● **YOUR OBJECTIVE**: Write the lines out again, from the top of the material to the line containing "(0,0) rectangle (463,1091);", pictures excluded.

● **SOURCE EXCERPT**:
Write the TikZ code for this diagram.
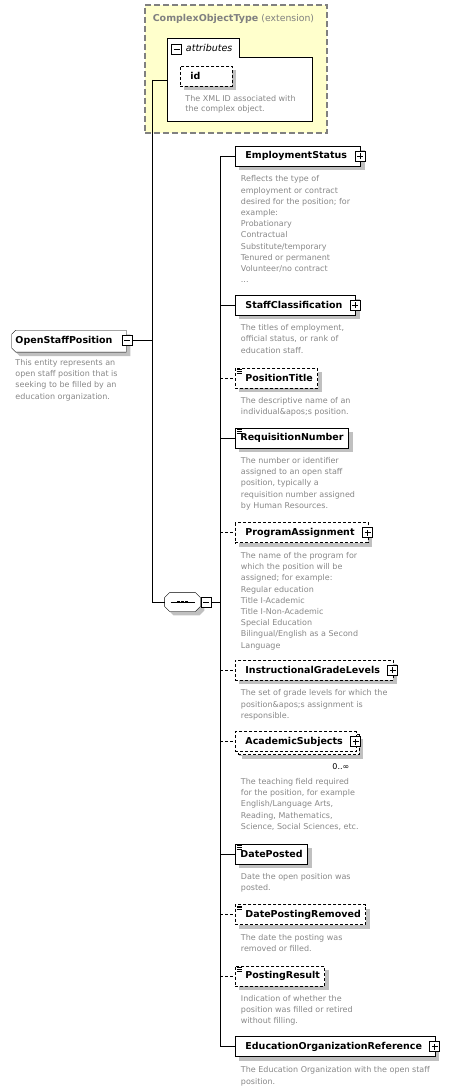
\documentclass[tikz,border=0pt]{standalone}
\usepackage{fontspec}
\setmainfont{DejaVu Sans}
\usepackage{tikz}
\usetikzlibrary{shadows,backgrounds}

\definecolor{descgray}{RGB}{135,135,135}
\definecolor{shadegray}{RGB}{192,192,192}
\definecolor{extyellow}{RGB}{255,255,204}
\definecolor{extborder}{RGB}{128,128,128}

\newcommand{\namefont}{\fontsize{9.5}{11}\selectfont\bfseries}
\newcommand{\descfont}{\fontsize{8}{11.2}\selectfont}

\tikzset{
  shade/.style={drop shadow={shadow xshift=4pt, shadow yshift=-4pt, fill=shadegray, opacity=1}},
  elem/.style={draw, fill=white, anchor=west, minimum height=20pt, inner xsep=5pt, inner ysep=0pt,
    font=\namefont, shade},
  cplx/.style={elem, inner xsep=10pt, execute at end node={\hspace*{3.5pt}}},
  optbox/.style={dash pattern=on 3pt off 2pt},
  optsimple/.style={optbox, execute at begin node={\hspace*{5pt}}},
  simple/.style={path picture={\foreach \k in {0,1,2}
      \draw[solid, line width=0.8pt] ([xshift=1.5pt, yshift=-1.5pt-1.7pt*\k]path picture bounding box.north west) -- ++(5pt,0);}},
  multi/.style={general shadow={shadow xshift=7pt, shadow yshift=-7pt, fill=shadegray},
    general shadow={shadow xshift=3pt, shadow yshift=-3pt, fill=white, draw=black, dash pattern=on 3pt off 2pt}},
  desc/.style={anchor=north west, inner sep=0pt, align=left, font=\descfont, text=descgray},
  plusbox/.style={draw, solid, fill=white, minimum size=10pt, inner sep=0pt,
    path picture={\draw[solid] ([xshift=-3pt]path picture bounding box.center) -- ([xshift=3pt]path picture bounding box.center);
      \draw[solid] ([yshift=-3pt]path picture bounding box.center) -- ([yshift=3pt]path picture bounding box.center);}},
  minusbox/.style={draw, solid, fill=white, minimum size=10pt, inner sep=0pt,
    path picture={\draw[solid] ([xshift=-3pt]path picture bounding box.center) -- ([xshift=3pt]path picture bounding box.center);}},
  optline/.style={dash pattern=on 3pt off 2pt}
}

\begin{document}
\begin{tikzpicture}[line join=miter, x=1pt, y=-1pt, line width=0.9pt]
\useasboundingbox (0,0) rectangle (463,1091);

% extension base
\node[draw=extborder, fill=extyellow, dash pattern=on 6pt off 3pt, line width=1.2pt,
  minimum width=182pt, minimum height=128pt] (ext) at (236,69) {};
\node[anchor=west, inner sep=0pt, text=extborder] (ext-t) at (152.3,19)
  {{\namefont ComplexObjectType} {\fontsize{9.3}{11}\selectfont(extension)}};
\draw[fill=white] (167,38) -- (239,38) -- (239,57) -- (312,57) -- (312,121) -- (167,121) -- cycle;
\node[minusbox] (attr-m) at (176.5,49) {};
\node[anchor=west, inner sep=0pt, font=\fontsize{9.5}{11}\selectfont\itshape] (attr-t) at (185.5,48) {attributes};
\node[elem, optbox, text width=32pt, inner xsep=10pt] (id) at (180,76.3) {id};
\node[desc, font=\fontsize{8}{10}\selectfont] (id-d) at ([xshift=5pt, yshift=-8.7pt]id.south west) {The XML ID associated with\\the complex object.};
\coordinate (attr-in) at (167,80);

% root
\node[anchor=west, inner xsep=3.3pt, inner ysep=0pt, minimum height=21pt, font=\namefont,
  execute at end node={\hspace*{10pt}}] (osp) at (11.7,341.2) {OpenStaffPosition};
\begin{scope}[on background layer]
\draw[fill=white, shade] ([xshift=4pt]osp.north west) -- (osp.north east) -- (osp.south east)
  -- ([xshift=4pt]osp.south west) -- ([yshift=4pt]osp.south west) -- ([yshift=-4pt]osp.north west) -- cycle;
\end{scope}
\node[minusbox] (osp-m) at (127,340.3) {};
\node[desc] (osp-d) at (15,359) {This entity represents an\\open staff position that is\\seeking to be filled by an\\education organization.};

% sequence
\node[minimum width=35pt, minimum height=18pt, inner sep=0pt] (seq) at (182.5,602) {};
\begin{scope}[on background layer]
\draw[fill=white, shade] ([xshift=5pt]seq.north west) -- ([xshift=-5pt]seq.north east) -- ([yshift=-5pt]seq.north east)
  -- ([yshift=5pt]seq.south east) -- ([xshift=-5pt]seq.south east) -- ([xshift=5pt]seq.south west)
  -- ([yshift=5pt]seq.south west) -- ([yshift=-5pt]seq.north west) -- cycle;
\end{scope}
\draw ([xshift=-12pt]seq.center) -- ([xshift=12pt]seq.center);
\foreach \d in {-4,0,4}
  \fill ([xshift=\d*1pt-1.3pt, yshift=-1.3pt]seq.center) rectangle ++(2.6pt,2.6pt);
\node[minusbox] (seq-m) at (206,602) {};

% elements
\node[cplx] (es) at (235,156.3) {EmploymentStatus};
\node[plusbox] (es-p) at ([xshift=-1pt]es.east) {};
\node[desc] (es-d) at ([xshift=5.5pt, yshift=-8.7pt]es.south west) {Reflects the type of\\employment or contract\\desired for the position; for\\example:\\Probationary\\Contractual\\Substitute/temporary\\Tenured or permanent\\Volunteer/no contract\\...};

\node[cplx] (sc) at (235,305) {StaffClassification};
\node[plusbox] (sc-p) at ([xshift=-1pt]sc.east) {};
\node[desc] (sc-d) at ([xshift=5.5pt, yshift=-8.7pt]sc.south west) {The titles of employment,\\official status, or rank of\\education staff.};

\node[elem, simple, optsimple] (pt) at (235,378.3) {PositionTitle};
\node[desc] (pt-d) at ([xshift=5.5pt, yshift=-8.2pt]pt.south west) {The descriptive name of an\\individual\&apos;s position.};

\node[elem, simple] (rn) at (235,438.3) {RequisitionNumber};
\node[desc] (rn-d) at ([xshift=5.5pt, yshift=-8.2pt]rn.south west) {The number or identifier\\assigned to an open staff\\position, typically a\\requisition number assigned\\by Human Resources.};

\node[cplx, optbox] (pa) at (235,532.8) {ProgramAssignment};
\node[plusbox] (pa-p) at ([xshift=-1pt]pa.east) {};
\node[desc] (pa-d) at ([xshift=5.5pt, yshift=-8.7pt]pa.south west) {The name of the program for\\which the position will be\\assigned; for example:\\Regular education\\Title I-Academic\\Title I-Non-Academic\\Special Education\\Bilingual/English as a Second\\Language};

\node[cplx, optbox] (igl) at (235,670.3) {InstructionalGradeLevels};
\node[plusbox] (igl-p) at ([xshift=-1pt]igl.east) {};
\node[desc] (igl-d) at ([xshift=5.5pt, yshift=-8.7pt]igl.south west) {The set of grade levels for which the\\position\&apos;s assignment is\\responsible.};

\node[cplx, optbox, multi] (as) at (235,741.7) {AcademicSubjects};
\node[plusbox] (as-p) at ([xshift=-1pt]as.east) {};
\node[anchor=east, inner sep=0pt, font=\descfont] (as-n) at ([xshift=-7pt, yshift=-14.7pt]as.south east) {0..∞};
\node[desc] (as-d) at ([xshift=5.5pt, yshift=-25.9pt]as.south west) {The teaching field required\\for the position, for example\\English/Language Arts,\\Reading, Mathematics,\\Science, Social Sciences, etc.};

\node[elem, simple] (dp) at (235,854) {DatePosted};
\node[desc] (dp-d) at ([xshift=5.5pt, yshift=-8.2pt]dp.south west) {Date the open position was\\posted.};

\node[elem, simple, optsimple] (dpr) at (235,914.5) {DatePostingRemoved};
\node[desc] (dpr-d) at ([xshift=5.5pt, yshift=-8.7pt]dpr.south west) {The date the posting was\\removed or filled.};

\node[elem, simple, optsimple] (pr) at (235,976.3) {PostingResult};
\node[desc] (pr-d) at ([xshift=5.5pt, yshift=-8.2pt]pr.south west) {Indication of whether the\\position was filled or retired\\without filling.};

\node[cplx] (eor) at (235,1046.7) {EducationOrganizationReference};
\node[plusbox] (eor-p) at ([xshift=-1pt]eor.east) {};
\node[desc] (eor-d) at ([xshift=5.5pt, yshift=-9.3pt]eor.south west) {The Education Organization with the open staff\\position.};

% connectors
\coordinate (lnk) at (152,0);
\coordinate (trk) at (220,0);
\draw (osp-m.east) -- (osp-m.east -| lnk);
\draw (attr-in -| lnk) -- (attr-in);
\draw (attr-in -| lnk) -- (seq.west -| lnk) -- (seq.west);
\draw (seq-m.east) -- (seq-m.east -| trk);
\draw (es.west -| trk) -- (eor.west -| trk);
\foreach \n in {es,sc,rn,dp,eor}
  \draw (\n.west -| trk) -- (\n.west);
\foreach \n in {pt,pa,igl,as,dpr,pr}
  \draw[optline] (\n.west -| trk) -- (\n.west);
\end{tikzpicture}
\end{document}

● **SOLUTION TO THIS TASK**:
Write the TikZ code for this diagram.
\documentclass[tikz,border=0pt]{standalone}
\usepackage{fontspec}
\setmainfont{DejaVu Sans}
\usepackage{tikz}
\usetikzlibrary{shadows,backgrounds}

\definecolor{descgray}{RGB}{135,135,135}
\definecolor{shadegray}{RGB}{192,192,192}
\definecolor{extyellow}{RGB}{255,255,204}
\definecolor{extborder}{RGB}{128,128,128}

\newcommand{\namefont}{\fontsize{9.5}{11}\selectfont\bfseries}
\newcommand{\descfont}{\fontsize{8}{11.2}\selectfont}

\tikzset{
  shade/.style={drop shadow={shadow xshift=4pt, shadow yshift=-4pt, fill=shadegray, opacity=1}},
  elem/.style={draw, fill=white, anchor=west, minimum height=20pt, inner xsep=5pt, inner ysep=0pt,
    font=\namefont, shade},
  cplx/.style={elem, inner xsep=10pt, execute at end node={\hspace*{3.5pt}}},
  optbox/.style={dash pattern=on 3pt off 2pt},
  optsimple/.style={optbox, execute at begin node={\hspace*{5pt}}},
  simple/.style={path picture={\foreach \k in {0,1,2}
      \draw[solid, line width=0.8pt] ([xshift=1.5pt, yshift=-1.5pt-1.7pt*\k]path picture bounding box.north west) -- ++(5pt,0);}},
  multi/.style={general shadow={shadow xshift=7pt, shadow yshift=-7pt, fill=shadegray},
    general shadow={shadow xshift=3pt, shadow yshift=-3pt, fill=white, draw=black, dash pattern=on 3pt off 2pt}},
  desc/.style={anchor=north west, inner sep=0pt, align=left, font=\descfont, text=descgray},
  plusbox/.style={draw, solid, fill=white, minimum size=10pt, inner sep=0pt,
    path picture={\draw[solid] ([xshift=-3pt]path picture bounding box.center) -- ([xshift=3pt]path picture bounding box.center);
      \draw[solid] ([yshift=-3pt]path picture bounding box.center) -- ([yshift=3pt]path picture bounding box.center);}},
  minusbox/.style={draw, solid, fill=white, minimum size=10pt, inner sep=0pt,
    path picture={\draw[solid] ([xshift=-3pt]path picture bounding box.center) -- ([xshift=3pt]path picture bounding box.center);}},
  optline/.style={dash pattern=on 3pt off 2pt}
}

\begin{document}
\begin{tikzpicture}[line join=miter, x=1pt, y=-1pt, line width=0.9pt]
\useasboundingbox (0,0) rectangle (463,1091);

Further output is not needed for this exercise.